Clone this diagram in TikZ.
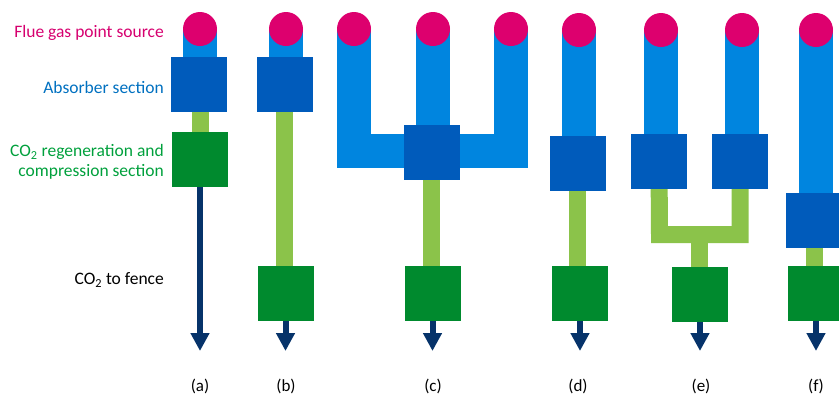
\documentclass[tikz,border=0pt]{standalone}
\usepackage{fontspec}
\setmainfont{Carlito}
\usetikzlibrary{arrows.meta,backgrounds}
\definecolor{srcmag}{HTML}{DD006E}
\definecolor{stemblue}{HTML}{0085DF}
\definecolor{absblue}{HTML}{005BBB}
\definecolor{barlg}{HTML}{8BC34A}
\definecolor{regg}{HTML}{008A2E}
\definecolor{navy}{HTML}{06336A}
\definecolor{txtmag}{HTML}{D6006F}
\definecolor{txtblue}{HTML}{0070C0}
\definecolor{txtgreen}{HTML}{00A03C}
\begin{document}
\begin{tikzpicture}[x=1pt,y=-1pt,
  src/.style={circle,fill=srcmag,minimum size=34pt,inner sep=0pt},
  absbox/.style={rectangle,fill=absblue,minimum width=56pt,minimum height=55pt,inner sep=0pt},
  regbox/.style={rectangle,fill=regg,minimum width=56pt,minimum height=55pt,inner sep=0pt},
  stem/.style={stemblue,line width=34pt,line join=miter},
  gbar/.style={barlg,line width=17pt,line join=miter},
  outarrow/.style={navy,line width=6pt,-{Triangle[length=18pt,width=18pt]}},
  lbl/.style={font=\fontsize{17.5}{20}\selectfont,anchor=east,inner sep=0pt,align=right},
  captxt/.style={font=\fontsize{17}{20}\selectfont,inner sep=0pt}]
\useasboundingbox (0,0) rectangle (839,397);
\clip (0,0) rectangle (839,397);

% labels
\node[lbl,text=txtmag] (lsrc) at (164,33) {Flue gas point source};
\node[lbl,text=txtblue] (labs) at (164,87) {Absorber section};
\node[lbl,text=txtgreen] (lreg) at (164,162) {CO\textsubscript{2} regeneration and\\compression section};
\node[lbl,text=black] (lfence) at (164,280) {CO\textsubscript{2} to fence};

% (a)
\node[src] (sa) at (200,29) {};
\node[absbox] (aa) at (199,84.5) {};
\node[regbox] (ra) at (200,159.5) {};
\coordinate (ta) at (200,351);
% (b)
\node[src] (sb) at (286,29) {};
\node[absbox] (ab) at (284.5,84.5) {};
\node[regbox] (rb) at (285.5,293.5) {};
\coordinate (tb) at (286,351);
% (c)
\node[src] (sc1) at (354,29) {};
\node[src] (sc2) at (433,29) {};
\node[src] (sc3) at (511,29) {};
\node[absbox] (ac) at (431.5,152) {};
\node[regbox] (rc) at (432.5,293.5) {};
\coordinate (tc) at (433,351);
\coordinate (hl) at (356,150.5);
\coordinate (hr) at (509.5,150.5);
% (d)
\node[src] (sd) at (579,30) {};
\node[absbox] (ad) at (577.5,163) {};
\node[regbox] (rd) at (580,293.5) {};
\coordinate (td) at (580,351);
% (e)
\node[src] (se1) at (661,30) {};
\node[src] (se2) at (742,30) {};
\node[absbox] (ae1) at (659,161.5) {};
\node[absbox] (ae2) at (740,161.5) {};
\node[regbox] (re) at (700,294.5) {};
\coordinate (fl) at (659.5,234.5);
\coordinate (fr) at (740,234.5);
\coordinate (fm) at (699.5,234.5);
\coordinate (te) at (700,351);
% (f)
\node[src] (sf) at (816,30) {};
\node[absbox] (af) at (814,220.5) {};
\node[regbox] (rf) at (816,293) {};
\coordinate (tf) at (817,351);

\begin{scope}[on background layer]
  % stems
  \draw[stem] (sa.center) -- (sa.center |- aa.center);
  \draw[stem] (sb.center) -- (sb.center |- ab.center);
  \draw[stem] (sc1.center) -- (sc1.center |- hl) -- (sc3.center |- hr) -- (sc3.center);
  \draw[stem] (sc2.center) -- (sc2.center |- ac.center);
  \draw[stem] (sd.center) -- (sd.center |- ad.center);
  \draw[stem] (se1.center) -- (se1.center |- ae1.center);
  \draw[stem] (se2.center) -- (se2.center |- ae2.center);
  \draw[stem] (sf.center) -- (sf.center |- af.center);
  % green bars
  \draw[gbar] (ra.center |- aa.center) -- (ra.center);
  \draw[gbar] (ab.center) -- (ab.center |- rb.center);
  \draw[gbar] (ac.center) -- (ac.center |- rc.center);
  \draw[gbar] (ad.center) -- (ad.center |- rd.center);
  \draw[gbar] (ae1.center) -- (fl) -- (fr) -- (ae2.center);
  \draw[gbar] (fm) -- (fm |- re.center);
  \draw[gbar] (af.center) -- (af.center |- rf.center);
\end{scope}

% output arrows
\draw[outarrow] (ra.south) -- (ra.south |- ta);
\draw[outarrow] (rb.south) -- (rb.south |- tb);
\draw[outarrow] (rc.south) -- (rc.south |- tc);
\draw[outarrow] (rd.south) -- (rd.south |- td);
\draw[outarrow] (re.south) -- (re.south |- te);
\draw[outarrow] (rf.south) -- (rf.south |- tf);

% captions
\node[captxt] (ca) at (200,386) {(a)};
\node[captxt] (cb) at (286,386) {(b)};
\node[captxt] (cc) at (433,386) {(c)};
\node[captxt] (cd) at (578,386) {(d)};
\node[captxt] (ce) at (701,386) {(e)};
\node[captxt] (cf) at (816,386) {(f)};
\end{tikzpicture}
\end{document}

====

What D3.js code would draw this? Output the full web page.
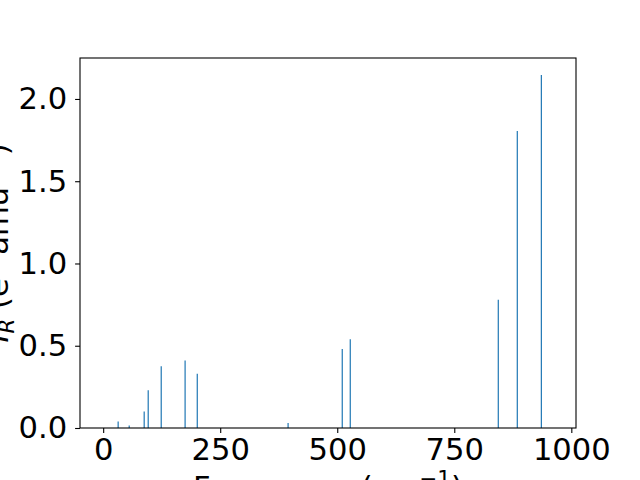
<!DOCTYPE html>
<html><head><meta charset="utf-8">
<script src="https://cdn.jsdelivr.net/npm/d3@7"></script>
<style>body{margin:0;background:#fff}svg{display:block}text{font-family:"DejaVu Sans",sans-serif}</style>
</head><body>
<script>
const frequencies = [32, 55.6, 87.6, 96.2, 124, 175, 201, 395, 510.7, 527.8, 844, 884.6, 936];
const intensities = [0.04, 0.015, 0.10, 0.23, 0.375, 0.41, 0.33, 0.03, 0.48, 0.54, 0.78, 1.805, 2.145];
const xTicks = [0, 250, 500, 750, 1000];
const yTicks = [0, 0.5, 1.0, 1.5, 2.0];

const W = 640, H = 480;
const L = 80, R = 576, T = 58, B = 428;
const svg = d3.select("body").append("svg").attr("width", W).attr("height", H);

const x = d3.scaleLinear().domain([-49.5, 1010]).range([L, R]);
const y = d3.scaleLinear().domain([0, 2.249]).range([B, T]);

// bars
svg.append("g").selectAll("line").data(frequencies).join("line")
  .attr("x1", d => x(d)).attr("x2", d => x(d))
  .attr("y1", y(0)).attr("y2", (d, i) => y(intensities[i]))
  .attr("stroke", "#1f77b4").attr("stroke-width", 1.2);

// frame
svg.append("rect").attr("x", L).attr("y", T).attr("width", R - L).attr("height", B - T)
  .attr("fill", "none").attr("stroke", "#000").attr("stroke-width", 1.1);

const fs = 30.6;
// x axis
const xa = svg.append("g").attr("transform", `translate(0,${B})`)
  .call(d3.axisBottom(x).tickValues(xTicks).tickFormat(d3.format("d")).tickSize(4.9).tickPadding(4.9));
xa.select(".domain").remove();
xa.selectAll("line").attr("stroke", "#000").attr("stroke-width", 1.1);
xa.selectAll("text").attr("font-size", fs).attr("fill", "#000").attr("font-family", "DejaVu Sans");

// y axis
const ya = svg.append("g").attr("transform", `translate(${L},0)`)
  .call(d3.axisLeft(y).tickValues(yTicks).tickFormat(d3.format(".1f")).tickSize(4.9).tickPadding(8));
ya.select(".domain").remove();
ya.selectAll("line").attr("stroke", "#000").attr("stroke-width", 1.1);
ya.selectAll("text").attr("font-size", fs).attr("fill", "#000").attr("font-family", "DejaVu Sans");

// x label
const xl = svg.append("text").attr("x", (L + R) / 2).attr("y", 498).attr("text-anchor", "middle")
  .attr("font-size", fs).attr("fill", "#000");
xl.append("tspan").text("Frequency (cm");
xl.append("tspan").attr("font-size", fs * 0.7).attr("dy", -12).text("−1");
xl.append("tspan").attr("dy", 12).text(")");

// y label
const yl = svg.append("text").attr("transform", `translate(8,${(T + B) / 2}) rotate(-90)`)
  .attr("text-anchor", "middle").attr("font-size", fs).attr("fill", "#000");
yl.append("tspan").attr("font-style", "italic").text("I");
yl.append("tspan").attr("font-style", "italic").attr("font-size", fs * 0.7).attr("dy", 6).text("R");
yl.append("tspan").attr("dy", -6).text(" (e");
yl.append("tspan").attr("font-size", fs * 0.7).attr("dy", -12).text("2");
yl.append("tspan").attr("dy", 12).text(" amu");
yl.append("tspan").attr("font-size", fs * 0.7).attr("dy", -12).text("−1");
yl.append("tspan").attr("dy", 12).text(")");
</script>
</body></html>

====

-- Objective --
Return the material from the line containing "Clone this diagram in TikZ." through the line containing "(lfence) at (164,280)", exactly and in full, but without its pictures.

-- Output --
Clone this diagram in TikZ.
\documentclass[tikz,border=0pt]{standalone}
\usepackage{fontspec}
\setmainfont{Carlito}
\usetikzlibrary{arrows.meta,backgrounds}
\definecolor{srcmag}{HTML}{DD006E}
\definecolor{stemblue}{HTML}{0085DF}
\definecolor{absblue}{HTML}{005BBB}
\definecolor{barlg}{HTML}{8BC34A}
\definecolor{regg}{HTML}{008A2E}
\definecolor{navy}{HTML}{06336A}
\definecolor{txtmag}{HTML}{D6006F}
\definecolor{txtblue}{HTML}{0070C0}
\definecolor{txtgreen}{HTML}{00A03C}
\begin{document}
\begin{tikzpicture}[x=1pt,y=-1pt,
  src/.style={circle,fill=srcmag,minimum size=34pt,inner sep=0pt},
  absbox/.style={rectangle,fill=absblue,minimum width=56pt,minimum height=55pt,inner sep=0pt},
  regbox/.style={rectangle,fill=regg,minimum width=56pt,minimum height=55pt,inner sep=0pt},
  stem/.style={stemblue,line width=34pt,line join=miter},
  gbar/.style={barlg,line width=17pt,line join=miter},
  outarrow/.style={navy,line width=6pt,-{Triangle[length=18pt,width=18pt]}},
  lbl/.style={font=\fontsize{17.5}{20}\selectfont,anchor=east,inner sep=0pt,align=right},
  captxt/.style={font=\fontsize{17}{20}\selectfont,inner sep=0pt}]
\useasboundingbox (0,0) rectangle (839,397);
\clip (0,0) rectangle (839,397);

% labels
\node[lbl,text=txtmag] (lsrc) at (164,33) {Flue gas point source};
\node[lbl,text=txtblue] (labs) at (164,87) {Absorber section};
\node[lbl,text=txtgreen] (lreg) at (164,162) {CO\textsubscript{2} regeneration and\\compression section};
\node[lbl,text=black] (lfence) at (164,280) {CO\textsubscript{2} to fence};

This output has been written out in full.